Evaluating expressions by applying corresponding rules stored in another list

Question

I have a list of expressions:

{x,x^2,x^3}

and a list of rules

{x->1,x->2,x->3}

How can I get {1,4,27} by applying the rule to the expression in the corresponding location?

Answer 1

MapThread[ReplaceAll,{{x,x^2,x^3},{x->1,x->2,x->3}}]

Answer 2

I would use MapThread as it is the function designed for this purpose; but here is another solution step by step:

flist = {x, x^2, x^3}
rules = {x -> 1, x -> 2, x -> 3}
Transpose@{flist, rules}

{{x, x -> 1}, {x^2, x -> 2}, {x^3, x -> 3}}

Applying ReplaceAll to each sublist:

ReplaceAll @@@ Transpose@{flist, rules}

{1, 4, 27}

---

Not immediately relevant, but you can try the following variations:

x^# /. x -> # & /@ Range[3]
#^# & /@ Range[3]
Array[#^# &, 3]
Table[i^i, {i, 3}]

Answer 3

We define the following lists:

list = {x, x^2, x^3};
rules = {x -> 1, x -> 2, x -> 3};

And then we can run

0. Map

i[{ii_, iii_}] := ii /. iii;

• $\#_1$

The following:

Map[i, Transpose@{list, rules}]

and

• $\#_2$

equivalently

Map[i, Thread@{list, rules}]

1. Inner + ReplaceAll

Inner[ReplaceAll, list, rules, List]

2. Using Thread

ReplaceAll @@@ Thread[{list, rules}]

3. Why not Table

Table[list[[i]] /. rules[[i]], {i, Length@rules}]
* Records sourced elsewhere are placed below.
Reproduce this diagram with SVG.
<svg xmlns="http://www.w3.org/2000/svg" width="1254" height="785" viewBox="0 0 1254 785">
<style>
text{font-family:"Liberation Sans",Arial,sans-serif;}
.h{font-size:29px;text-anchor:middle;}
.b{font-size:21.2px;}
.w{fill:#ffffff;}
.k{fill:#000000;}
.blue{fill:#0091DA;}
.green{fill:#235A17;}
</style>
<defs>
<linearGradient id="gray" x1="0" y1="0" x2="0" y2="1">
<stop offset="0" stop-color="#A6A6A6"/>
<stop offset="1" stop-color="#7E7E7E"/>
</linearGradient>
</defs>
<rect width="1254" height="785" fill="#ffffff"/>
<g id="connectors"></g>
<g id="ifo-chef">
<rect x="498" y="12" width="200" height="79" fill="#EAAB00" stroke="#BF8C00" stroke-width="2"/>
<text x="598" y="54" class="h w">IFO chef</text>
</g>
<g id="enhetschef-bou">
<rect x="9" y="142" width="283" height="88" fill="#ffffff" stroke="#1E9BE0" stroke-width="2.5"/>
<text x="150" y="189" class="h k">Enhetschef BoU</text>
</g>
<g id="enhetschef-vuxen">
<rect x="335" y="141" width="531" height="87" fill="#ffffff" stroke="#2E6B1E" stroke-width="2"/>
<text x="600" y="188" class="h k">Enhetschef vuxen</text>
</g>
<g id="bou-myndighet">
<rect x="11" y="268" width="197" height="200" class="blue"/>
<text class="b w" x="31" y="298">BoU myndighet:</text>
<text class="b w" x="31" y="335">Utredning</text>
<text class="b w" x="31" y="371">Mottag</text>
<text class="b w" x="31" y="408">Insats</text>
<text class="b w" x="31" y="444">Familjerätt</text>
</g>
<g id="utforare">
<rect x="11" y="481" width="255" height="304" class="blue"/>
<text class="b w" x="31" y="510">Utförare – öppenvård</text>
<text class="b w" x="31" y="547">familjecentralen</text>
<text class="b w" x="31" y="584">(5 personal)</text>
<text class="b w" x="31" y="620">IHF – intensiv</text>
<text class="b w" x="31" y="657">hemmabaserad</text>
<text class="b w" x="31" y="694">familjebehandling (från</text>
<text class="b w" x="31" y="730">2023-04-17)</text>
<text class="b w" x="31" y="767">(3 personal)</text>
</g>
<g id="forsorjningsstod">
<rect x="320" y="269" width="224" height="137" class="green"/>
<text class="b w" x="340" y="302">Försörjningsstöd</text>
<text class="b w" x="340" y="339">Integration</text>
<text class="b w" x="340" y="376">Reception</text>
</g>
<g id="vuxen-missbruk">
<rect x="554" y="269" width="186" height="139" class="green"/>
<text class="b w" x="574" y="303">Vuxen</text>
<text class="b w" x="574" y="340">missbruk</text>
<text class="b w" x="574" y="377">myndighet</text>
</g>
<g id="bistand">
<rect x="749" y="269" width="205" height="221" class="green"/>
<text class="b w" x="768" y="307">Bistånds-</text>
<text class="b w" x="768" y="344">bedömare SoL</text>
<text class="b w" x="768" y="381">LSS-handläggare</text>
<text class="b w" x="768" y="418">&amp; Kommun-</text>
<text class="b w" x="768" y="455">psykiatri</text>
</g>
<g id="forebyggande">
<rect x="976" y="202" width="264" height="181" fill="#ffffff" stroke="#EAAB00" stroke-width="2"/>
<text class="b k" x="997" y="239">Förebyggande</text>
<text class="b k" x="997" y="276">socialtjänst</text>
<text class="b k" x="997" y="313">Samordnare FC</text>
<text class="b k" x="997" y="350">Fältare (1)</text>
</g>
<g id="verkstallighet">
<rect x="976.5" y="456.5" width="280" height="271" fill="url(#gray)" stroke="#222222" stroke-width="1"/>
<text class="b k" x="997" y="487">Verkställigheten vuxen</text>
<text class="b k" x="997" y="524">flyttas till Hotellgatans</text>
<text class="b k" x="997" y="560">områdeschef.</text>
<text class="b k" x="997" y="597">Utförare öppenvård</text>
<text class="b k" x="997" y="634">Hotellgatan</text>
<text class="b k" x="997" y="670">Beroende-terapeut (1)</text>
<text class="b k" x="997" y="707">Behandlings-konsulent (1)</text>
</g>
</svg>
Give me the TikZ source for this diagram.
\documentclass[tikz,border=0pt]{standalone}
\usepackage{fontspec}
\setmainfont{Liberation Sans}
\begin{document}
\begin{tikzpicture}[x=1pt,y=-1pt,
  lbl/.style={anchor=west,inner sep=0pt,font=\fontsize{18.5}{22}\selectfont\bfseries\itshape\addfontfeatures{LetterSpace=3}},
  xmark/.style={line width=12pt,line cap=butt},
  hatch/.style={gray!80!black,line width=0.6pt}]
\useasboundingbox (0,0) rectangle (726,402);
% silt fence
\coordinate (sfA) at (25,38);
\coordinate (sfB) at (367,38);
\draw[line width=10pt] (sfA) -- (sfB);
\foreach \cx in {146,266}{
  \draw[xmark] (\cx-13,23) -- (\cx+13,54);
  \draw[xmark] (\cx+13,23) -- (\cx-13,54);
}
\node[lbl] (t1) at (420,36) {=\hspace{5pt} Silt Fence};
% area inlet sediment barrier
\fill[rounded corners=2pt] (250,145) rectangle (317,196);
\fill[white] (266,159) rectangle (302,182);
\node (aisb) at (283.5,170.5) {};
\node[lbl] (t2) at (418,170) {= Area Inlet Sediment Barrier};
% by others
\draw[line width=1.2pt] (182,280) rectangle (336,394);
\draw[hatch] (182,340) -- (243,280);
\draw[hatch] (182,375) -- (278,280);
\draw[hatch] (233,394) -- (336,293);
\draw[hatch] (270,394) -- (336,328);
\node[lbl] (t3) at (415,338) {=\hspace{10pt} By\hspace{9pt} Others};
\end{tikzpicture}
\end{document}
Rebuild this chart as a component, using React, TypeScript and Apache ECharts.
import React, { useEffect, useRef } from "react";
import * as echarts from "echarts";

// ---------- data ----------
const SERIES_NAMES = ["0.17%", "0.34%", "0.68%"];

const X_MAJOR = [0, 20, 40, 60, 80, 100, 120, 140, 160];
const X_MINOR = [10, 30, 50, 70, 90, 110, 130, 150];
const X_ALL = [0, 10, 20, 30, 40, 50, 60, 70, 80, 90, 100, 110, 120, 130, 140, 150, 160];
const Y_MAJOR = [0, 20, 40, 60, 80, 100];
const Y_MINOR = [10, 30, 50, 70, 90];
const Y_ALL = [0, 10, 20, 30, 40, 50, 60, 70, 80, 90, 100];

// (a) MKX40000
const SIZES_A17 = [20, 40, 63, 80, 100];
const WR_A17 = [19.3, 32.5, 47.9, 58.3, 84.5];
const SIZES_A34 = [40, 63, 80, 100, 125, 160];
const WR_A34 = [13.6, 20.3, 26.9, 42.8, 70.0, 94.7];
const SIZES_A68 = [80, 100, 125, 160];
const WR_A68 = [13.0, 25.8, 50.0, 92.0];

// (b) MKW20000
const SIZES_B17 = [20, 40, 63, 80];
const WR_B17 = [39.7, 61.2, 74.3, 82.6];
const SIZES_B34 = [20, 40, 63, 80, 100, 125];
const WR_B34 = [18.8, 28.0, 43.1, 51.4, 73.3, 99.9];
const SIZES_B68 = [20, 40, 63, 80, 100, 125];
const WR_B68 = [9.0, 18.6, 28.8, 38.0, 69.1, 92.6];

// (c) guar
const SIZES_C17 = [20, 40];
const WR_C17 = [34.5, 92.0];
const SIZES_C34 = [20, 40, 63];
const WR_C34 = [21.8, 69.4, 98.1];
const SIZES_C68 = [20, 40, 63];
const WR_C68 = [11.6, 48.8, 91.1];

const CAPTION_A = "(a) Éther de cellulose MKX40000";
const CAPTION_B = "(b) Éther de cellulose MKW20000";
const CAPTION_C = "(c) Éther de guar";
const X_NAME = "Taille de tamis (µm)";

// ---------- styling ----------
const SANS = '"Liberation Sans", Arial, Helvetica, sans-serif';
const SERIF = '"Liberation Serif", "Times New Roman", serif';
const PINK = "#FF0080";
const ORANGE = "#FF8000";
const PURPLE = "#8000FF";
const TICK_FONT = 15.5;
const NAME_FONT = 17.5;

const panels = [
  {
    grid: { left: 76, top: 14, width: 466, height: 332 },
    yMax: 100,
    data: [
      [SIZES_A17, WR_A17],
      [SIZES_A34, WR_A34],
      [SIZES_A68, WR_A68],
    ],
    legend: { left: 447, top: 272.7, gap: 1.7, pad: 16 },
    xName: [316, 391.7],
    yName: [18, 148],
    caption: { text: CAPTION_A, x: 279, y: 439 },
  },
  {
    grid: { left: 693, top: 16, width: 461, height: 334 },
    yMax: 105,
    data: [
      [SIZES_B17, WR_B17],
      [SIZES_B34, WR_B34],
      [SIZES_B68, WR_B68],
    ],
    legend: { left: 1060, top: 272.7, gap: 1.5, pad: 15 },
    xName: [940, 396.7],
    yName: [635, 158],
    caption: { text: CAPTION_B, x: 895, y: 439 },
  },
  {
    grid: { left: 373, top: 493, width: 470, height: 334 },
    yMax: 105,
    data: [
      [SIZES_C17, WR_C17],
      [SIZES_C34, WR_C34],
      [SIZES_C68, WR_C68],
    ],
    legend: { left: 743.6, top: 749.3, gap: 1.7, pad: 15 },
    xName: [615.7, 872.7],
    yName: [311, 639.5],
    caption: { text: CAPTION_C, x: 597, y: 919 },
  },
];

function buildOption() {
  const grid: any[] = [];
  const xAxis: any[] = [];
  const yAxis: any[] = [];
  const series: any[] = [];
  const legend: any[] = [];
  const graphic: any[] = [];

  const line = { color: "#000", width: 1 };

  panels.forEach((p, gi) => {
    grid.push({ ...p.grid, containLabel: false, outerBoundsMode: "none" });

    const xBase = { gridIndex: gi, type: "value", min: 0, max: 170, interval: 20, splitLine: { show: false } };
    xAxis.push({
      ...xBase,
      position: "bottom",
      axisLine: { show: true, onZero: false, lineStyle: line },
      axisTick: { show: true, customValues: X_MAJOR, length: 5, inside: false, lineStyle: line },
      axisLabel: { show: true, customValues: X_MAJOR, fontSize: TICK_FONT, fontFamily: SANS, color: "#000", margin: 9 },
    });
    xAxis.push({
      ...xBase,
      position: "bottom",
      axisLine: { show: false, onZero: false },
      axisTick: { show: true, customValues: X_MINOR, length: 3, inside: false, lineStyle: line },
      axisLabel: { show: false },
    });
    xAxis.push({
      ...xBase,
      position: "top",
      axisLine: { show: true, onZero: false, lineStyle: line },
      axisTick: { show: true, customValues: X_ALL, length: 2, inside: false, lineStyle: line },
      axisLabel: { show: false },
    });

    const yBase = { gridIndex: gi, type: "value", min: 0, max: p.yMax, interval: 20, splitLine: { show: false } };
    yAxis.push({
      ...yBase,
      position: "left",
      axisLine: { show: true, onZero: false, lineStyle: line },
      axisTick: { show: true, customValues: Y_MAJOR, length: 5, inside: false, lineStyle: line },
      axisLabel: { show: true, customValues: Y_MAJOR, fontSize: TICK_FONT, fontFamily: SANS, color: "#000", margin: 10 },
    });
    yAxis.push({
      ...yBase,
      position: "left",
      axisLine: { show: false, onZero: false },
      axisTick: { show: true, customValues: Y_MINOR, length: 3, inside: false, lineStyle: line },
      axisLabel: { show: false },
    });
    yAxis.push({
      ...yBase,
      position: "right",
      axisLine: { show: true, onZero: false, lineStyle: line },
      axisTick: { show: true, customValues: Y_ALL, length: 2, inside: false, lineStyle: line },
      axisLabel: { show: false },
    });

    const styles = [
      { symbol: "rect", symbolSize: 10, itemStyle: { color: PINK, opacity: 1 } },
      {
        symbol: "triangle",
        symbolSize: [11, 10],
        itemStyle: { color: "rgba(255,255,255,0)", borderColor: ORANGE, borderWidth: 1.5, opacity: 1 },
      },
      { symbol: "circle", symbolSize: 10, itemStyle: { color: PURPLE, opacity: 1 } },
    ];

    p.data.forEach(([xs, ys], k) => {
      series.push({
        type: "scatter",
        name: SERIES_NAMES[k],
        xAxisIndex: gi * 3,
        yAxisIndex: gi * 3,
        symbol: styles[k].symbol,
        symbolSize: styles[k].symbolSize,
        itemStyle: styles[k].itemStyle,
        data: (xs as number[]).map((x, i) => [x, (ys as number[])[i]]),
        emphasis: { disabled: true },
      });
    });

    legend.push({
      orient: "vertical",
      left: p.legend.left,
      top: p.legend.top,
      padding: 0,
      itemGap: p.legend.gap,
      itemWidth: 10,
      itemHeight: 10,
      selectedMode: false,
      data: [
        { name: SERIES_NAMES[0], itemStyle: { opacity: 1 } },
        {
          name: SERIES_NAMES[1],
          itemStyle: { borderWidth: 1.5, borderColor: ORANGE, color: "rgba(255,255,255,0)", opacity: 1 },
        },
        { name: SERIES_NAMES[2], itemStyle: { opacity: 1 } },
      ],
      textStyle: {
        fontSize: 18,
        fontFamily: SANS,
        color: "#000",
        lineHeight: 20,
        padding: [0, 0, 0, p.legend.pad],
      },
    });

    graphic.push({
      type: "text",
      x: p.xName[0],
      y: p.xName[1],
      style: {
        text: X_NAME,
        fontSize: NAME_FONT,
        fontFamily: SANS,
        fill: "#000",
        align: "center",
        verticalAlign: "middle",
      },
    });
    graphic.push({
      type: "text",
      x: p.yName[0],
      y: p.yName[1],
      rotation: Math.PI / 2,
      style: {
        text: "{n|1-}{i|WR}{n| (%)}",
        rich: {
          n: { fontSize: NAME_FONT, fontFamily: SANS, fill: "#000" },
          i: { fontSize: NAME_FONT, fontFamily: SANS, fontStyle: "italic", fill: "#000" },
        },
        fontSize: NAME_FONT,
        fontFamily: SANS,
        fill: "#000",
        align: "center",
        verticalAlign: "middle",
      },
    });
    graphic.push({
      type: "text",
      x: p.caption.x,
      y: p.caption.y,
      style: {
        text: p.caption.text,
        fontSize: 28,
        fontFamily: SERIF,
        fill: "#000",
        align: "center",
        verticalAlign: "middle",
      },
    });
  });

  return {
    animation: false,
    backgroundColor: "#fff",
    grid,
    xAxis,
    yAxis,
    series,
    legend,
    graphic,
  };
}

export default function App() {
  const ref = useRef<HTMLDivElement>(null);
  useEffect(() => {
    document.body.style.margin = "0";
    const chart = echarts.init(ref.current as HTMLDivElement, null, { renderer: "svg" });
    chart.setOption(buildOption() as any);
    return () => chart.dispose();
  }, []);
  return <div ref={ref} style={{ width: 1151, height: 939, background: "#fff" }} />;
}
4. What on earth are these @#%^&*?!

fnctn = #1 /. #2 & @@@ Transpose@({##}) &;
fnctn[list, rules]

5. MapIndexed served well

MapIndexed[#^# &, Range@Length@list]

6. Last + Map

Last /@ Power[List @@@ rules, Range[Length@rules]]

7. While also works

Module[{return = {}, i = 1, end = Length@list},
 While[i <= end,
  AppendTo[return, list[[i]] /. rules[[i]]]; i++]; return]

8. Using For because...why not?

Module[{return = {}}, For[
  i = 1, i <= Length@list, i++,
  AppendTo[return, list[[i]] /. rules[[i]]]];
 return]

9. After a lot of trial and error --- see again these weird @#%^&*?! stuff

smthng = {#1 /. #4, #2 /. #5, #3 /. #6} & @@ (## & @@@ {##}) &;
smthng[list, rules]

10. Something fancier using GeneralUtilities

Taking from the relevant code from said post, we have:

Needs@"GeneralUtilities`"
Module[{hold},
  SetAttributes[hold, HoldAll];
oneTimeRules[rules_] :=
Normal@Merge[rules, ListIterator] /. Rule -> RuleDelayed /. 
     i_GeneralUtilities`Iterator :> 
      With[{r = Read[i]}, hold[r, r =!= IteratorExhausted]] /. 
    hold -> Condition;
];

and then

Replace[list, oneTimeRules@rules, Length@rules]

11. Another fancy approach based on Michael E2's answer. This serves as a clarifying comment. Grab the relevant code that is needed

SetAttributes[useRepeated, Listable];
useRepeated[(Rule | RuleDelayed)[pat_, repl_], n_ : 1] :=
  Module[{used = 0},
   pat :> repl /; used++ < n
   ];
useOnce[r_] := useRepeated[r];

and then use

Replace[list, useOnce@rules, Length@rules]

or equivalently

ReplaceAll[list, useOnce@rules]

Note: if one uses Replace and the default value of the command -which is set to 1- the above does not work. So some minor caution is needed.

12. Laborious stuff, but works

• $\#_1$

The following:

(Transpose[{list, Values@rules}] /. {x, i_} -> {i, i} /. {x^2, 
  i_} :> {i^2, i} /. {x^3, i_} :> {i^3, i})[[All, 1]]

and

• $\#_2$

equivalently

(Thread[{list, Values@rules}] /. {x, i_} -> {i, i} /. {x^2, 
  i_} :> {i^2, i} /. {x^3, i_} :> {i^3, i})[[All, 1]]

---

---

All of the above give

Answer 4

a = {x, x^2, x^3};

b = {x -> 1, x -> 2, x -> 3};

Two more possibilities:

Diagonal[a /. List /@ b]

{1, 4, 27}

ReplacePart[a, i_ :> (a[[i]] /. b[[i]])]

{1, 4, 27}

Answer 5

list = {x, x^2, x^3};

rules = {x -> 1, x -> 2, x -> 3};

---

Using SubsetMap:

SubsetMap[Diagonal@*Function[x, #] &@list, Values@#, Values@#] &@rules

{1, 4, 27}

Or using Outer:

Diagonal@Outer[ReplaceAll, list, rules]

{1, 4, 27}